When Quine is found brutally murdered under bizarre circumstances, it becomes a race against time to understand the motivation of a ruthless killer, a killer unlike any Strike has encountered before...
Thoughts: I don't usually review books I haven't finished but you're all going to get two of those before the week is out.
Despite not finishing it I got far enough to say that the characters were interesting and the plot had me intrigued. The slow build-up of the mystery was masterful and fascinating. The author, Robert Galbraith, is actually J. K. Rowling's pseudonym. So you know the writing was good.

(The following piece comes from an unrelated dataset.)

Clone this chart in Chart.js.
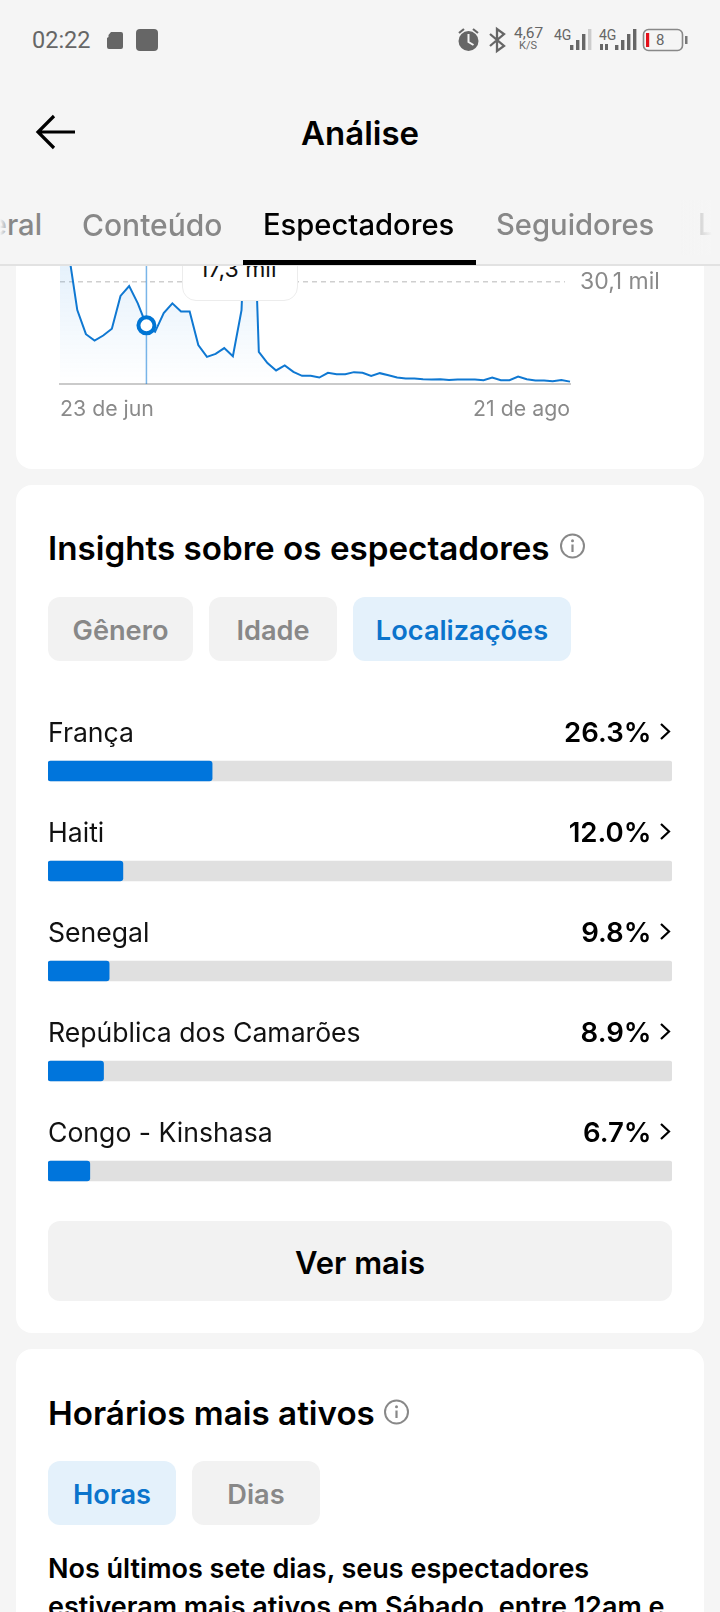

The problem was that it was also so dirty. It felt as though Rowling, in effort to ensure she was writing adult books, overcompensated and made then unfriendly to all ages. Rampant references to sex, every curse word out there, and plenty mentions or insertions of bathroom use that were, frankly, unnecessary.
Again, the leading cast and surrounding characters coupled with the mystery were great and I was sad to put this one down but I couldn't justify all the excess in problematic content.
Content: Please realize that this content review is incomplete due to the fact that I didn't finish the book. Several mentions of considering sex or F***ing a woman. That word, F***, plus just about every other curse word in existence is used frequently but F was the favorite. Mentions of violence and some dirty imagery.
All in all, though I was sorry to have to put it down, this is not a clean read and certainly not worth the trouble.